For most people, sirloin steak is not an everyday meal. One of the more economical prime cuts of beef, sirloin steak offers a flavorful break from ground beef, chicken and other daily fare. It comes from the upper, forward part of the rear hip, so the muscles got a fair workout moving the steer about. Though leaner and less well-marbled than some popular cuts, sirloin nonetheless offers superior flavor and tenderness. It is best cooked using dry methods such as grilling, broiling or frying. It becomes tougher and chewier when cooked beyond medium rare.
Preparation and Handling
Remove the sirloin from the refrigerator 10 to 15 minutes before cooking it, so it can reach room temperature.
Pound the steak repeatedly with a meat mallet or the side of a sturdy plate to tenderize it. Don't cut the steak or pierce it with a fork at any time during preparation or cooking. This promotes juice loss.
Dry both sides of the steak using clean paper towels to enhance the searing process.
Press salt and fresh ground pepper into the meat using the heel of your hand. Apply a thin coat of vegetable oil to both sides of the sirloin.
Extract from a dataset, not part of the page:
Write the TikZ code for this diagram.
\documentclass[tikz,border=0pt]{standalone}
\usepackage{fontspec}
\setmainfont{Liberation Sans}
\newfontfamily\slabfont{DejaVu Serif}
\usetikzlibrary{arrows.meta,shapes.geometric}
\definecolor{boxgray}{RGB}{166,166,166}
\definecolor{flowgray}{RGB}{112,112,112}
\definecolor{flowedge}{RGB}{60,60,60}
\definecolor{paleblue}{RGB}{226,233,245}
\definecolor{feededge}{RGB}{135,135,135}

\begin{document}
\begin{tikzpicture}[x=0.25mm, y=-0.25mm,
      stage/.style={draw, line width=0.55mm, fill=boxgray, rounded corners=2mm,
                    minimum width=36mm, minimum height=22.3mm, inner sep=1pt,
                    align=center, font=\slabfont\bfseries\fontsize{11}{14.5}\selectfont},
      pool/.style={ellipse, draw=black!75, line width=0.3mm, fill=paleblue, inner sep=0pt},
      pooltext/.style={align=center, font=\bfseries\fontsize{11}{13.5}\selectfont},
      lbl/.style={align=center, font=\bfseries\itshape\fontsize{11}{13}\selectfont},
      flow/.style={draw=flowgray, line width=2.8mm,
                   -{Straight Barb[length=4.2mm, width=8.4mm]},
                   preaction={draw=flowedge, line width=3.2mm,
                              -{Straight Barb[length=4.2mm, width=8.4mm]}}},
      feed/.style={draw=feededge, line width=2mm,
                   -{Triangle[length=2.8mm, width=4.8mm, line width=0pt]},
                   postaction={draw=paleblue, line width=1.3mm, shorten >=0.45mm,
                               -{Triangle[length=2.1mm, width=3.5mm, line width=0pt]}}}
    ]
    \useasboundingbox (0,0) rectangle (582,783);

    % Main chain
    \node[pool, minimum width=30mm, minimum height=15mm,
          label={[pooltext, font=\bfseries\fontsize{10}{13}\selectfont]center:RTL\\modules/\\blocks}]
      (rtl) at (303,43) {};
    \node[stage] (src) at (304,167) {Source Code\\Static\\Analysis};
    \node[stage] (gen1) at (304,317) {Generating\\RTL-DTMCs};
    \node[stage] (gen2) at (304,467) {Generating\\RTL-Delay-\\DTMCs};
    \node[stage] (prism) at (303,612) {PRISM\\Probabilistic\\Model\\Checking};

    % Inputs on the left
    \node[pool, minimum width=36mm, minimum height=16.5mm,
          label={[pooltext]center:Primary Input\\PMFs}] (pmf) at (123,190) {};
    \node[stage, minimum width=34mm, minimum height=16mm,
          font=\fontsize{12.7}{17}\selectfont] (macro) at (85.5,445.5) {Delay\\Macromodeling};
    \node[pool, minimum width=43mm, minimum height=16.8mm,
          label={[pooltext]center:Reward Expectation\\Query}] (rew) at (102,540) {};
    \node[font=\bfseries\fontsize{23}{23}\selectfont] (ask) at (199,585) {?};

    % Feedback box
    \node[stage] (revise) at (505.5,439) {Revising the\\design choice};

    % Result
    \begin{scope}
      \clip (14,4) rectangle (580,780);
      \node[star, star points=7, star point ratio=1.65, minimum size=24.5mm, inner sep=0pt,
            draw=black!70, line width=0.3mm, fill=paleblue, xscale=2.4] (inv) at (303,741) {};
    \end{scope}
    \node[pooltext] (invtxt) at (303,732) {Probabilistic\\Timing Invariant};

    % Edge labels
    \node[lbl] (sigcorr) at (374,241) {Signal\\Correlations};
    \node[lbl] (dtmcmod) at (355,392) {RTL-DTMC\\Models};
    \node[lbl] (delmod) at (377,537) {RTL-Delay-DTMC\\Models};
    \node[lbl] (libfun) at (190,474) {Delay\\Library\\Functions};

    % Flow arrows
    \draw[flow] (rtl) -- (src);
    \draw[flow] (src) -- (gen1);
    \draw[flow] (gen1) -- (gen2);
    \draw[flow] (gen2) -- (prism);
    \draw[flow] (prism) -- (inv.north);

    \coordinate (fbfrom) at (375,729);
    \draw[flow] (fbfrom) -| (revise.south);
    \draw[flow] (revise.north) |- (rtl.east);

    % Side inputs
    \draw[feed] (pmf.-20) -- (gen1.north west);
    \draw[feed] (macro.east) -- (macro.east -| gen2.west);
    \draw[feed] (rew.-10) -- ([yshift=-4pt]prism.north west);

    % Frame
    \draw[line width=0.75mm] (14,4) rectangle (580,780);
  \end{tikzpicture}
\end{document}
Preheat a pan using high heat. Do not use a nonstick pan. You should feel heat radiating from the pan when you hold your hand 1 inch or so over the bottom of the pan. Place 1 tbsp. of oil into the pan. Let the oil heat until it begins to separate into droplets or starts to smoke.
Place the steak into the oil puddle, and swish the steak around to spread the oil across the cooking surface. Sear the steak over high heat for three minutes. Flip the steak over using tongs and sear the other side for three minutes. This high heat causes an interaction between amino acids and sugar that creates hundreds of flavor compounds, adding a rich, complex flavor to the outer surface. The steak should now be cooked to rare. If you want the steak more fully cooked, reduce the heat to medium and cook each side another minute or two to reach medium rare level of doneness, and cook another three or four minutes to reach a medium level of doneness. For medium-well doneness, cook each side an additional five minutes or so.
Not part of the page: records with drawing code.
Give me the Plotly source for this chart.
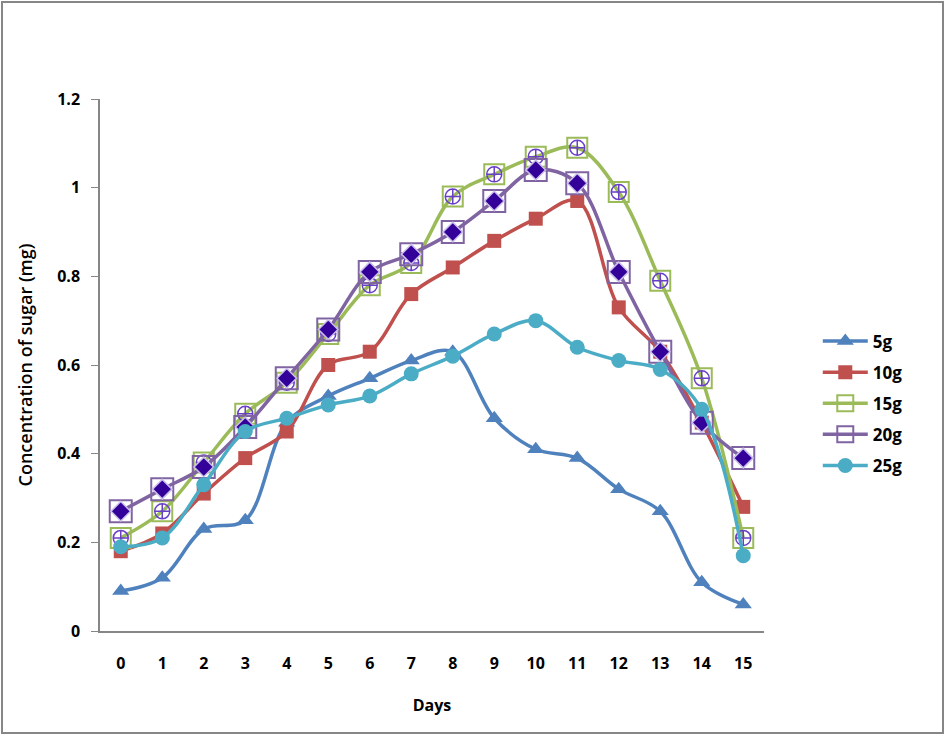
import plotly.graph_objects as go

days = list(range(16))
day_labels = [str(d) for d in days]
s5 = [0.09, 0.12, 0.23, 0.25, 0.47, 0.53, 0.57, 0.61, 0.63, 0.48, 0.41, 0.39, 0.32, 0.27, 0.11, 0.06]
s10 = [0.18, 0.22, 0.31, 0.39, 0.45, 0.60, 0.63, 0.76, 0.82, 0.88, 0.93, 0.97, 0.73, 0.63, 0.47, 0.28]
s15 = [0.21, 0.27, 0.38, 0.49, 0.56, 0.67, 0.78, 0.83, 0.98, 1.03, 1.07, 1.09, 0.99, 0.79, 0.57, 0.21]
s20 = [0.27, 0.32, 0.37, 0.46, 0.57, 0.68, 0.81, 0.85, 0.90, 0.97, 1.04, 1.01, 0.81, 0.63, 0.47, 0.39]
s25 = [0.19, 0.21, 0.33, 0.45, 0.48, 0.51, 0.53, 0.58, 0.62, 0.67, 0.70, 0.64, 0.61, 0.59, 0.50, 0.17]

FONT = "Open Sans"
fig = go.Figure()

def line_trace(name, y, color, symbol, size, mcolor=None, mline=None, show=True, group=None):
    return go.Scatter(
        x=days, y=y, name=name, mode="lines+markers",
        line=dict(color=color, width=3.5, shape="spline", smoothing=1.0),
        marker=dict(symbol=symbol, size=size, color=mcolor or color,
                    line=mline or dict(width=0)),
        legendgroup=group or name, showlegend=show,
    )

fig.add_trace(line_trace("5g", s5, "#4F81BD", "triangle-up", 15))
fig.add_trace(line_trace("10g", s10, "#C0504D", "square", 14))
fig.add_trace(line_trace("15g", s15, "#9BBB59", "square-open", 20,
                         mline=dict(color="#9BBB59", width=2)))
fig.add_trace(go.Scatter(x=days, y=s15, mode="markers", showlegend=False, legendgroup="15g",
                         marker=dict(symbol="circle-cross-open", size=15, color="#6A3FC8",
                                     line=dict(color="#6A3FC8", width=1.5))))
fig.add_trace(line_trace("20g", s20, "#8064A2", "square-open", 22,
                         mline=dict(color="#8064A2", width=2)))
fig.add_trace(go.Scatter(x=days, y=s20, mode="markers", showlegend=False, legendgroup="20g",
                         marker=dict(symbol="diamond", size=15, color="#330099",
                                     line=dict(color="#C9BDEB", width=1.5))))
fig.add_trace(line_trace("25g", s25, "#4BACC6", "circle", 15))

fig.update_layout(
    width=946, height=736,
    margin=dict(l=100, r=182, t=99, b=105),
    paper_bgcolor="white", plot_bgcolor="white",
    font=dict(family=FONT, size=15, color="black"),
    showlegend=True,
    legend=dict(x=1.081, y=0.578, xanchor="left", yanchor="top",
                font=dict(family=FONT, size=17, color="black", weight="bold"),
                itemwidth=45, tracegroupgap=6, bgcolor="rgba(0,0,0,0)"),
    xaxis=dict(
        range=[-0.5, 15.5], tickmode="array", tickvals=days, ticktext=day_labels,
        showline=True, linecolor="#868686", linewidth=1.5, ticks="", showgrid=False,
        zeroline=False, tickfont=dict(family=FONT, size=16, weight="bold"),
        ticklabelstandoff=17,
        title=dict(text="Days", font=dict(family=FONT, size=16, weight="bold"), standoff=27),
    ),
    yaxis=dict(
        range=[0, 1.2], dtick=0.2, tickformat="~g",
        showline=True, linecolor="#868686", linewidth=1.5, ticks="outside", ticklen=7,
        tickcolor="#868686", showgrid=False, zeroline=False,
        tickfont=dict(family=FONT, size=16, weight="bold"), ticklabelstandoff=8,
        title=dict(text="Concentration of sugar (mg)", font=dict(family=FONT, size=18, weight=600), standoff=20),
    ),
    shapes=[dict(type="rect", xref="paper", yref="paper",
                 x0=(2-100)/664, x1=(943-100)/664, y0=(631-733)/532, y1=(631-2)/532,
                 line=dict(color="#868686", width=2), fillcolor="rgba(0,0,0,0)", layer="below")],
)

fig.write_html("out.html", config={"displayModeBar": False},
               post_script="document.body.style.margin='0';document.body.style.overflow='hidden';")
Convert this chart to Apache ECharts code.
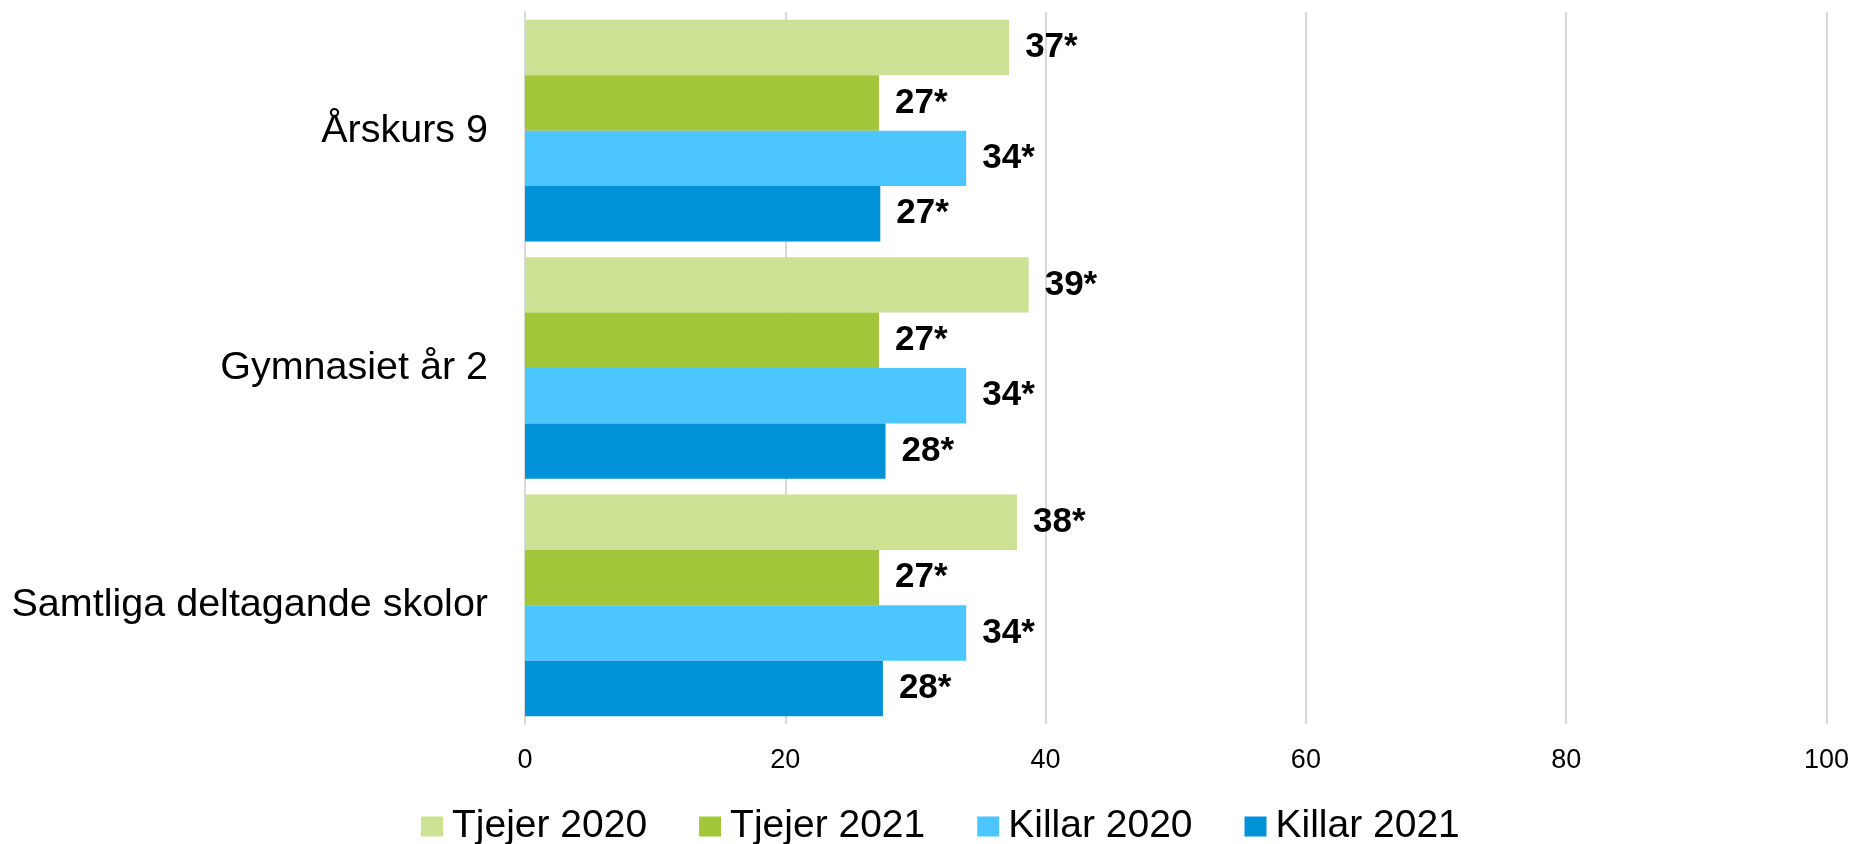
<!DOCTYPE html>
<html>
<head>
<meta charset="utf-8">
<script src="https://cdn.jsdelivr.net/npm/echarts@6/dist/echarts.min.js"></script>
<style>
  html, body { margin: 0; padding: 0; background: #fff; }
  #chart { width: 1852px; height: 844px; }
</style>
</head>
<body>
<div id="chart"></div>
<script>
// Skolgrupper (kategorier) och andelar per grupp och år
const categories = ['Årskurs 9', 'Gymnasiet år 2', 'Samtliga deltagande skolor'];
const seriesNames = ['Tjejer 2020', 'Tjejer 2021', 'Killar 2020', 'Killar 2021'];
const tjejer2020 = [37.2, 38.7, 37.8];
const tjejer2021 = [27.2, 27.2, 27.2];
const killar2020 = [33.9, 33.9, 33.9];
const killar2021 = [27.3, 27.7, 27.5];
const xTicks = [0, 20, 40, 60, 80, 100];

const values = [tjejer2020, tjejer2021, killar2020, killar2021];
const colors = ['#CDE195', '#A2C53A', '#4BC6FF', '#0091D7'];
const FONT = '"Liberation Sans", Arial, sans-serif';

const chart = echarts.init(document.getElementById('chart'), null, { renderer: 'canvas' });

chart.setOption({
  animation: false,
  backgroundColor: '#ffffff',
  textStyle: { fontFamily: FONT },
  grid: { left: 525, right: 24, top: 12, bottom: 120 },
  xAxis: {
    type: 'value',
    min: xTicks[0],
    max: xTicks[xTicks.length - 1],
    interval: xTicks[1] - xTicks[0],
    axisLine: { show: false },
    axisTick: { show: false },
    splitLine: { show: true, lineStyle: { color: '#D9D9D9', width: 2 } },
    axisLabel: { color: '#000', fontSize: 27, fontFamily: FONT, margin: 23 }
  },
  yAxis: {
    type: 'category',
    data: categories,
    inverse: true,
    axisLine: { show: true, lineStyle: { color: '#D9D9D9', width: 2 } },
    axisTick: { show: false },
    axisLabel: { color: '#000', fontSize: 39.5, fontFamily: FONT, margin: 37 }
  },
  legend: {
    data: seriesNames,
    left: 416,
    top: 802,
    itemWidth: 22,
    itemHeight: 20,
    itemGap: 52,
    icon: 'rect',
    textStyle: { color: '#000', fontSize: 39, fontFamily: FONT, padding: [0, 0, 0, 4] }
  },
  series: seriesNames.map((name, i) => ({
    name: name,
    type: 'bar',
    data: values[i],
    barGap: '0%',
    barCategoryGap: '6.6%',
    itemStyle: { color: colors[i] },
    label: {
      show: true,
      position: 'right',
      distance: 16,
      color: '#000',
      fontSize: 35,
      fontWeight: 'bold',
      fontFamily: FONT,
      formatter: p => Math.round(p.value) + '*'
    }
  }))
});
</script>
</body>
</html>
Transfer the steak to a plate, cover it with tin foil and allow it to rest for 15 minutes. The flavorful juices have fled to the middle of the steak, and resting allows them to redistribute themselves throughout the steak, and the steak reabsorbs some of the juices that leaked out.
De-glaze the pan over high heat by adding 2 tbsp. of water. Use a spatula to scrape the pan and loosen any burnt-on meat drippings. Pour the deglazing liquid over the resting sirloin.
Things You'll Need
1 to 1 1/2 lb. of sirloin steak, 3/4 to 1 inch thick
You can slit the steak to check for doneness, but you would lose some of the juices. With experience, you can tell doness by pressing on the steak. Meanwhile, stick an instant-read meat thermometer into the side of the steak. Remove the steak at 120 degrees for rare, 130 for medium-rare, 140 for medium and 150 for medium for well done.
To prevent food-borne illness, do not allow raw beef to touch other uncooked foods.
Use a meat thermometer to test the doneness of your steak. A rare steak should not measure less than 130 degrees F to ensure safety.